State aid: Commission approves UK support scheme for financial institutions

The European Commission has approved under EC Treaty state aid rules a UK package intended to stabilise the financial markets. The package would provide new capital to eligible banks and building societies, guarantee short and medium term debt to encourage inter-bank lending and offer liquidity to banks under strict conditions. The measures were notified and assessed over the weekend and approved today under a new accelerated procedure for emergency rescue measures. The Commission found the measures to be compatible with EU state aid rules, because they were an appropriate means to remedy a serious disturbance in the UK economy (Article 87.3.b of the EC Treaty), while avoiding unnecessary distortions of competition. In particular, the package provides for non-discriminatory access, is limited in time and scope and contains safeguards to avoid the abuse of the scheme. The UK measures are therefore in line with the guidance just issued by the Commission (see IP/08/1495).

Competition Commissioner Neelie Kroes said: "The excellent cooperation with the UK authorities and our streamlined procedures have allowed the Commission to approve very quickly this innovative and well-designed support scheme for UK banks. The scheme will contribute to the recovery of European financial markets, without creating undue distortions of competition."

On 11 October 2008, the UK Authorities notified a package of measures designed to ensure the stability of the UK financial system. The package consists of:

  • A recapitalisation scheme, making available new capital to banks and building societies in exchange for preference or ordinary shares, to allow them to strengthen their balance sheets against possible losses;
  • A guarantee scheme covering the new issuance of short and medium term debt, in return for market-oriented remuneration, to support fundamentally sound banks that, due to the current crisis, are unable to access funding and
  • An extension of the short term liquidity measures provided by the Bank of England.

The Commission concluded that the package constituted an appropriate means to restore confidence in the creditworthiness of UK financial institutions and to stimulate inter-bank lending. In particular, the package is limited in time and scope and provides non-discriminatory access for financial institutions with substantial business in the UK . It caps the future lending activity of participating institutions with regard to their past balance sheets, in order to avoid abusive expansion, based solely on advantages derived from the state support. At company level, it limits managers' remuneration and requires the beneficiaries to respect good governance practices.

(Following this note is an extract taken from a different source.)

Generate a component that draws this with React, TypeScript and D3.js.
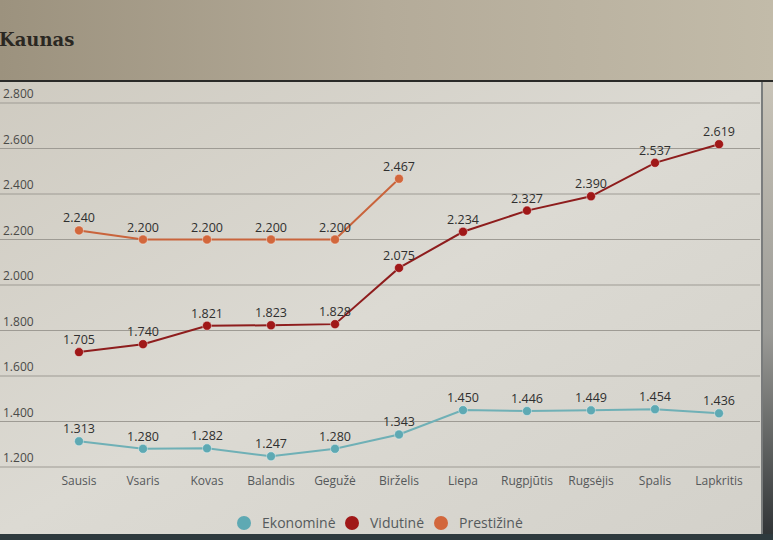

Companies that benefited from capital injections and that intend to maintain the state's shareholding beyond a certain timeframe have to submit a restructuring plan to the Commission. Debt guarantees on newly issued debt will be available only to financially sound beneficiaries that meet certain capital ratios.

Finally, the UK has committed to report to the Commission every six months on the execution of the scheme.

The non-confidential version of the decision will be made available under the case number N 507/2008 in the State Aid Register on the DG Competition website once any confidentiality issues have been resolved. New publications of state aid decisions on the internet and in the Official Journal are listed in the State Aid Weekly e-News.